» What you are asked to do
Strip the pictures and reproduce the rest of the listing exactly.

★ ★ ★ ★

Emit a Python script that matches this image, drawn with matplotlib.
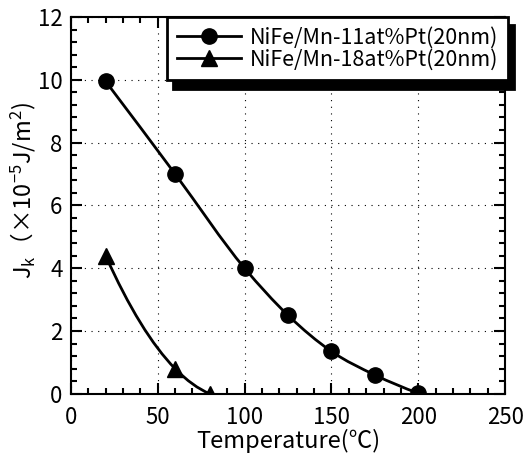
import numpy as np
import matplotlib
matplotlib.use("Agg")
import matplotlib.pyplot as plt
from matplotlib.path import Path
from matplotlib.patches import PathPatch
from matplotlib.ticker import MultipleLocator

plt.rcParams['font.family'] = ['Noto Sans CJK JP', 'DejaVu Sans']
plt.rcParams['mathtext.fontset'] = 'custom'
plt.rcParams['mathtext.rm'] = 'Noto Sans CJK JP'
plt.rcParams['mathtext.it'] = 'Noto Sans CJK JP'

# data
t_11 = [20, 60, 100, 125, 150, 175, 200]
jk_11 = [9.95, 7.0, 4.0, 2.5, 1.35, 0.6, 0.02]
t_18 = [20, 60, 80]
jk_18 = [4.4, 0.8, 0.0]

label_11 = "NiFe/Mn-11at%Pt(20nm)"
label_18 = "NiFe/Mn-18at%Pt(20nm)"


def smooth_path(x, y):
    # cubic hermite segments through the points, drawn as bezier curves
    x = np.asarray(x, float)
    y = np.asarray(y, float)
    m = np.gradient(y, x, edge_order=2)
    verts = [(x[0], y[0])]
    codes = [Path.MOVETO]
    for i in range(len(x) - 1):
        h = x[i + 1] - x[i]
        verts += [(x[i] + h / 3, y[i] + m[i] * h / 3),
                  (x[i + 1] - h / 3, y[i + 1] - m[i + 1] * h / 3),
                  (x[i + 1], y[i + 1])]
        codes += [Path.CURVE4] * 3
    return Path(verts, codes)


fig = plt.figure(figsize=(5.29, 4.59), dpi=100)
ax = fig.add_axes([0.134, 0.142, 0.821, 0.821])

for t, jk in [(t_11, jk_11), (t_18, jk_18)]:
    ax.add_patch(PathPatch(smooth_path(t, jk), fill=False, ec='black', lw=2))

ax.plot(t_11, jk_11, 'o', color='black', ms=11)
ax.plot(t_18, jk_18, '^', color='black', ms=11.5)

# legend handles: line + marker
h1, = ax.plot([], [], '-o', color='black', lw=2, ms=11)
h2, = ax.plot([], [], '-^', color='black', lw=2, ms=11.5)
leg = ax.legend([h1, h2], [label_11, label_18], loc='upper right',
                bbox_to_anchor=(1.007, 1.0), borderaxespad=0, fontsize=15.5,
                handlelength=3.0, handletextpad=0.4, labelspacing=0.0,
                borderpad=0.45, fancybox=False, framealpha=1, edgecolor='black',
                shadow={'color': 'black', 'alpha': 1, 'ox': 4, 'oy': -6})
leg.get_frame().set_linewidth(2)

ax.set_xlim(0, 250)
ax.set_ylim(0, 12)
ax.xaxis.set_major_locator(MultipleLocator(50))
ax.xaxis.set_minor_locator(MultipleLocator(10))
ax.yaxis.set_major_locator(MultipleLocator(2))
ax.yaxis.set_minor_locator(MultipleLocator(0.4))
ax.tick_params(which='both', direction='in', top=True, right=True, width=1.5)
ax.tick_params(which='major', length=8, labelsize=16)
ax.tick_params(axis='x', which='major', pad=9)
ax.tick_params(axis='y', which='major', pad=6)
ax.tick_params(which='minor', length=4)
for s in ax.spines.values():
    s.set_linewidth(1.5)
ax.grid(True, which='major', linestyle=(0, (1, 5)), color='black', lw=0.8)

ax.set_xlabel("Temperature(℃)", fontsize=17, labelpad=0)
ax.set_ylabel(r"J$_\mathrm{k}$（×10$^\mathrm{-5}$J/m$^\mathrm{2}$)", fontsize=17)
ax.yaxis.set_label_coords(-0.075, 0.54)

fig.savefig("out.png", dpi=100)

★ ★ ★ ★

» Task solution
Emit a Python script that matches this image, drawn with matplotlib.
import numpy as np
import matplotlib
matplotlib.use("Agg")
import matplotlib.pyplot as plt
from matplotlib.path import Path
from matplotlib.patches import PathPatch
from matplotlib.ticker import MultipleLocator

plt.rcParams['font.family'] = ['Noto Sans CJK JP', 'DejaVu Sans']
plt.rcParams['mathtext.fontset'] = 'custom'
plt.rcParams['mathtext.rm'] = 'Noto Sans CJK JP'
plt.rcParams['mathtext.it'] = 'Noto Sans CJK JP'

# data
t_11 = [20, 60, 100, 125, 150, 175, 200]
jk_11 = [9.95, 7.0, 4.0, 2.5, 1.35, 0.6, 0.02]
t_18 = [20, 60, 80]
jk_18 = [4.4, 0.8, 0.0]

label_11 = "NiFe/Mn-11at%Pt(20nm)"
label_18 = "NiFe/Mn-18at%Pt(20nm)"


def smooth_path(x, y):
    # cubic hermite segments through the points, drawn as bezier curves
    x = np.asarray(x, float)
    y = np.asarray(y, float)
    m = np.gradient(y, x, edge_order=2)
    verts = [(x[0], y[0])]
    codes = [Path.MOVETO]
    for i in range(len(x) - 1):
        h = x[i + 1] - x[i]
        verts += [(x[i] + h / 3, y[i] + m[i] * h / 3),
                  (x[i + 1] - h / 3, y[i + 1] - m[i + 1] * h / 3),
                  (x[i + 1], y[i + 1])]
        codes += [Path.CURVE4] * 3
    return Path(verts, codes)


fig = plt.figure(figsize=(5.29, 4.59), dpi=100)
ax = fig.add_axes([0.134, 0.142, 0.821, 0.821])

for t, jk in [(t_11, jk_11), (t_18, jk_18)]:
    ax.add_patch(PathPatch(smooth_path(t, jk), fill=False, ec='black', lw=2))

ax.plot(t_11, jk_11, 'o', color='black', ms=11)
ax.plot(t_18, jk_18, '^', color='black', ms=11.5)

# legend handles: line + marker
h1, = ax.plot([], [], '-o', color='black', lw=2, ms=11)
h2, = ax.plot([], [], '-^', color='black', lw=2, ms=11.5)
leg = ax.legend([h1, h2], [label_11, label_18], loc='upper right',
                bbox_to_anchor=(1.007, 1.0), borderaxespad=0, fontsize=15.5,
                handlelength=3.0, handletextpad=0.4, labelspacing=0.0,
                borderpad=0.45, fancybox=False, framealpha=1, edgecolor='black',
                shadow={'color': 'black', 'alpha': 1, 'ox': 4, 'oy': -6})
leg.get_frame().set_linewidth(2)

ax.set_xlim(0, 250)
ax.set_ylim(0, 12)
ax.xaxis.set_major_locator(MultipleLocator(50))
ax.xaxis.set_minor_locator(MultipleLocator(10))
ax.yaxis.set_major_locator(MultipleLocator(2))
ax.yaxis.set_minor_locator(MultipleLocator(0.4))
ax.tick_params(which='both', direction='in', top=True, right=True, width=1.5)
ax.tick_params(which='major', length=8, labelsize=16)
ax.tick_params(axis='x', which='major', pad=9)
ax.tick_params(axis='y', which='major', pad=6)
ax.tick_params(which='minor', length=4)
for s in ax.spines.values():
    s.set_linewidth(1.5)
ax.grid(True, which='major', linestyle=(0, (1, 5)), color='black', lw=0.8)

ax.set_xlabel("Temperature(℃)", fontsize=17, labelpad=0)
ax.set_ylabel(r"J$_\mathrm{k}$（×10$^\mathrm{-5}$J/m$^\mathrm{2}$)", fontsize=17)
ax.yaxis.set_label_coords(-0.075, 0.54)

fig.savefig("out.png", dpi=100)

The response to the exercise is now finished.